[WHAT THE TASK REQUIRES]: Skip all pictures. Write out the data below from its first line through the line that contains "plt.rcParams['font.family'] = ['Liberation".

[DATA]:
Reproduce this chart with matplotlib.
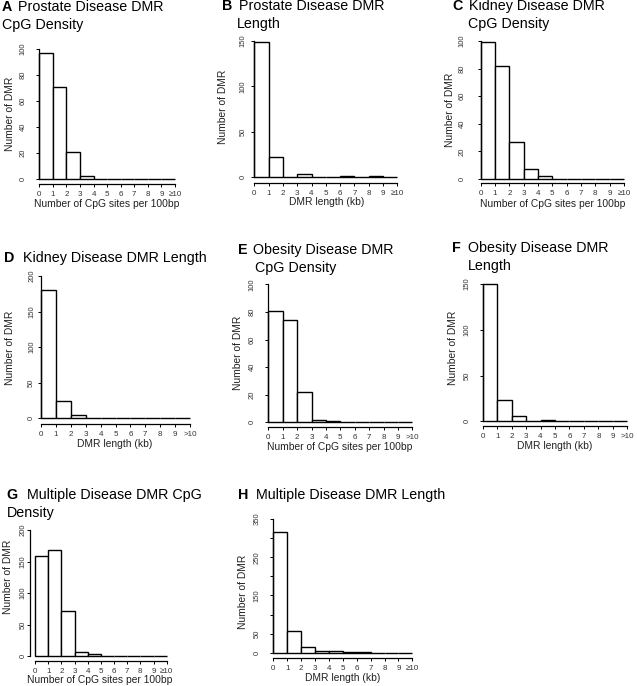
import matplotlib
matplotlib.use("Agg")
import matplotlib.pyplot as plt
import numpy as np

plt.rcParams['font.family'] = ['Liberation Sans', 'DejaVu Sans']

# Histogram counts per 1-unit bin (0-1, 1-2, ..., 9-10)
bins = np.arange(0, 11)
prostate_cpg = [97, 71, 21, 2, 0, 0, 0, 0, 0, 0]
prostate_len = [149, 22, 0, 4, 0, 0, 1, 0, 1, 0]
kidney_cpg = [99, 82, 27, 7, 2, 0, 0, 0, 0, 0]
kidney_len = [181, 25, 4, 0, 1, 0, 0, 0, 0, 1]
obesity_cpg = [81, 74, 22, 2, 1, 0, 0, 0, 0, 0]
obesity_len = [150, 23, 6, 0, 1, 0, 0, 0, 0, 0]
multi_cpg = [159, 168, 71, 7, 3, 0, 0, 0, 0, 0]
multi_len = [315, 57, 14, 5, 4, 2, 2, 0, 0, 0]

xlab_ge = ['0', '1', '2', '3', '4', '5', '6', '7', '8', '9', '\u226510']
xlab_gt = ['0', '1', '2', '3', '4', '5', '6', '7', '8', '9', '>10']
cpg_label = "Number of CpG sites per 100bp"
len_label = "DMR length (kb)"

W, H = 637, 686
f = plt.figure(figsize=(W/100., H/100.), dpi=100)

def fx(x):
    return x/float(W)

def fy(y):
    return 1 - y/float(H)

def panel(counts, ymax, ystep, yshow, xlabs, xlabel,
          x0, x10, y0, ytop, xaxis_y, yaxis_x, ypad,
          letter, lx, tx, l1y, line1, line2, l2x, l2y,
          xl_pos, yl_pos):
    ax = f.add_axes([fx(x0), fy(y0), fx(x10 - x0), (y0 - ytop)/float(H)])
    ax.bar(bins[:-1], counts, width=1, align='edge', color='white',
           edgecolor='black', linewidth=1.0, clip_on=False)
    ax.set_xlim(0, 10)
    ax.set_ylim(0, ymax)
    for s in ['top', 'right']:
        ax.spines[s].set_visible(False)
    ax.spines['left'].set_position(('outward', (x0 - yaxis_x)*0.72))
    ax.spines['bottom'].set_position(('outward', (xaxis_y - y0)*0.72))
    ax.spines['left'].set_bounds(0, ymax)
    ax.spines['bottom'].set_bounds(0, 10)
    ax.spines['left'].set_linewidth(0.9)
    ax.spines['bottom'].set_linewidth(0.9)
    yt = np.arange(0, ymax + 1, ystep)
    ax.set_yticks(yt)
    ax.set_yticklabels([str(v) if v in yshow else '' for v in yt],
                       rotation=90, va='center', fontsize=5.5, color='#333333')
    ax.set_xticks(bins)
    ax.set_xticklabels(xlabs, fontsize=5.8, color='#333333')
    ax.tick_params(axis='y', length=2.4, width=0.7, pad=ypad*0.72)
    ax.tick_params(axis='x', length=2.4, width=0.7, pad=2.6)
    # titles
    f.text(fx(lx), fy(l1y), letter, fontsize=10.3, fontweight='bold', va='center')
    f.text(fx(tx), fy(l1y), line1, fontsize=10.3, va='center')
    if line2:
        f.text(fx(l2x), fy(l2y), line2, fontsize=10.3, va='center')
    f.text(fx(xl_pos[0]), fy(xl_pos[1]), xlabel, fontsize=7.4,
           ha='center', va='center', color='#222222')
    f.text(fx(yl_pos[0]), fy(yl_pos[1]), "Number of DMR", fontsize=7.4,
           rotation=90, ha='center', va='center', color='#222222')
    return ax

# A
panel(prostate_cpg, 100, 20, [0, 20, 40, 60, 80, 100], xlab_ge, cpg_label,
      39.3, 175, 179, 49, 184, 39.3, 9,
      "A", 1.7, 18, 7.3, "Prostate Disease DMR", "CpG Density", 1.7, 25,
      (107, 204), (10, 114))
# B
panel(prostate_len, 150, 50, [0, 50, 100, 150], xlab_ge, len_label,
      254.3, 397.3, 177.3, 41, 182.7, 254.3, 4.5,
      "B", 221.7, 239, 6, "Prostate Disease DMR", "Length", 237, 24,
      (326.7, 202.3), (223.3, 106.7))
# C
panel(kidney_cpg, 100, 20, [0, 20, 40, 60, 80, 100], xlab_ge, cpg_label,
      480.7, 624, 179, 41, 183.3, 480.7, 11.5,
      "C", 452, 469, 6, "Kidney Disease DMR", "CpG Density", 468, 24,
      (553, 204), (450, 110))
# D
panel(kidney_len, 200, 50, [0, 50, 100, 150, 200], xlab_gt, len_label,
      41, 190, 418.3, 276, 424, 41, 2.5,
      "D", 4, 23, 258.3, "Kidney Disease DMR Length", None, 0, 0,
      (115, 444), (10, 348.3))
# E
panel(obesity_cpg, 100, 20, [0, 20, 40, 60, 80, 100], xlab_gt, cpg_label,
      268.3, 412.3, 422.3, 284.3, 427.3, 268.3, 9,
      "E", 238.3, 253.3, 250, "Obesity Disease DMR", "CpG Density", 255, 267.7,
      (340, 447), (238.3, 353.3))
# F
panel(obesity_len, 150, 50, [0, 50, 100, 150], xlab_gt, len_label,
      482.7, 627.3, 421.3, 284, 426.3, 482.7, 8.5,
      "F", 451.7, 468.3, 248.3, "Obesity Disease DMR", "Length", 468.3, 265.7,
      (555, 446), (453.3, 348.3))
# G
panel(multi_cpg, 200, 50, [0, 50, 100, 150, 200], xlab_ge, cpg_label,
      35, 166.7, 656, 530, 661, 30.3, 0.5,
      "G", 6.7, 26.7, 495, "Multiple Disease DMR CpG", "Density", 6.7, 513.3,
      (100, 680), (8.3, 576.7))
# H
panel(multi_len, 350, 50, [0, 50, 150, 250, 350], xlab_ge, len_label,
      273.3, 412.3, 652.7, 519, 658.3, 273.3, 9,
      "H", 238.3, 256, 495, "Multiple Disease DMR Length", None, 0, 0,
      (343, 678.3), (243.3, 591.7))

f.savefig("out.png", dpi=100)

[TASK RESULT]:
Reproduce this chart with matplotlib.
import matplotlib
matplotlib.use("Agg")
import matplotlib.pyplot as plt
import numpy as np

plt.rcParams['font.family'] = ['Liberation Sans', 'DejaVu Sans']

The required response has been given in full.